**EXERCISE OBJECTIVE**
Begin with the first line below and retype each line exactly through the line containing "25000, 30000, 35000];". Any pictures are to be left out.

**SOURCE EXCERPT**

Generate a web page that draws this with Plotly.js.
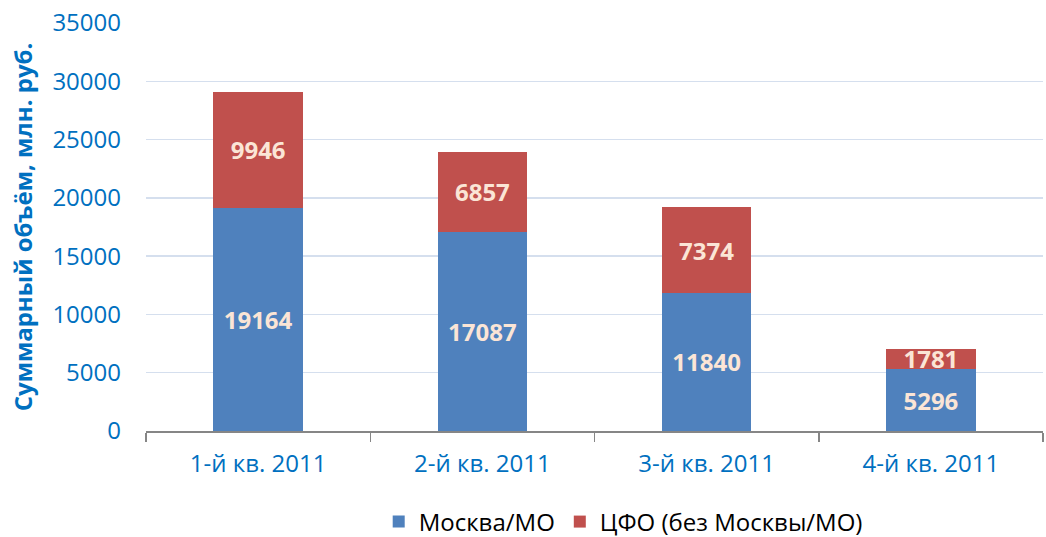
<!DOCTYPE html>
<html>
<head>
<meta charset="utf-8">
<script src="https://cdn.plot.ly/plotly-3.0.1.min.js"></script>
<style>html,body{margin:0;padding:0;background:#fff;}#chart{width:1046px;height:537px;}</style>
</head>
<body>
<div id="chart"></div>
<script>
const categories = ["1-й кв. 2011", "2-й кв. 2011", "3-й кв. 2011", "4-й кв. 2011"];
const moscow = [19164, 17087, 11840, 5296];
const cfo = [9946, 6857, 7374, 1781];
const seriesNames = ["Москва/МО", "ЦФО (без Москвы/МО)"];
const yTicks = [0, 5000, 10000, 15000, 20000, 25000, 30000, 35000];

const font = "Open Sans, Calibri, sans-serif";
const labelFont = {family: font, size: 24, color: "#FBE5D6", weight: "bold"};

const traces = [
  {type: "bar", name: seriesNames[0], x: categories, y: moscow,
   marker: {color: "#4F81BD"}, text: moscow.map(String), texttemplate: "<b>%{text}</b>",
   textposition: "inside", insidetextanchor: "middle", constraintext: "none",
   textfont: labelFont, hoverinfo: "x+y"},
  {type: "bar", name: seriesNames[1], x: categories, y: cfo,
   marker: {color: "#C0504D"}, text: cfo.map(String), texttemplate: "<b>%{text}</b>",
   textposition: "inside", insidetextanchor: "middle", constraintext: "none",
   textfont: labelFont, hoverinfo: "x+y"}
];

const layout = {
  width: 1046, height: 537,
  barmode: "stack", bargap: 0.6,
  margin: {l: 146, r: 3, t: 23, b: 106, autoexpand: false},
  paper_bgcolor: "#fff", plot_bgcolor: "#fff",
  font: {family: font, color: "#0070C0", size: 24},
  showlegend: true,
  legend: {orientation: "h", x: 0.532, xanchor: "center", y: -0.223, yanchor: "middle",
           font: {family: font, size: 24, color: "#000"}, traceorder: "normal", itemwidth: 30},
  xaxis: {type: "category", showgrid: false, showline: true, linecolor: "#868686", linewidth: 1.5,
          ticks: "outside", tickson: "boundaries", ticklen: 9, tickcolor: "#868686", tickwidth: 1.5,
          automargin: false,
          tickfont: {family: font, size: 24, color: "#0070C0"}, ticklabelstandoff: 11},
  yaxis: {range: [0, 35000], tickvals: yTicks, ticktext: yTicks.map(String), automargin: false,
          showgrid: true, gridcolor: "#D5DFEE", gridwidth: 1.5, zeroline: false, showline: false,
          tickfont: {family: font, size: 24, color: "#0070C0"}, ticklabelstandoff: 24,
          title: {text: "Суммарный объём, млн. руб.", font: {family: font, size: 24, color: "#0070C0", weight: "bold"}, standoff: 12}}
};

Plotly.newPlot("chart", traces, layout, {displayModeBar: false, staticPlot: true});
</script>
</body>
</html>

**ANSWER FOR THE TASK**
Generate a web page that draws this with Plotly.js.
<!DOCTYPE html>
<html>
<head>
<meta charset="utf-8">
<script src="https://cdn.plot.ly/plotly-3.0.1.min.js"></script>
<style>html,body{margin:0;padding:0;background:#fff;}#chart{width:1046px;height:537px;}</style>
</head>
<body>
<div id="chart"></div>
<script>
const categories = ["1-й кв. 2011", "2-й кв. 2011", "3-й кв. 2011", "4-й кв. 2011"];
const moscow = [19164, 17087, 11840, 5296];
const cfo = [9946, 6857, 7374, 1781];
const seriesNames = ["Москва/МО", "ЦФО (без Москвы/МО)"];
const yTicks = [0, 5000, 10000, 15000, 20000, 25000, 30000, 35000];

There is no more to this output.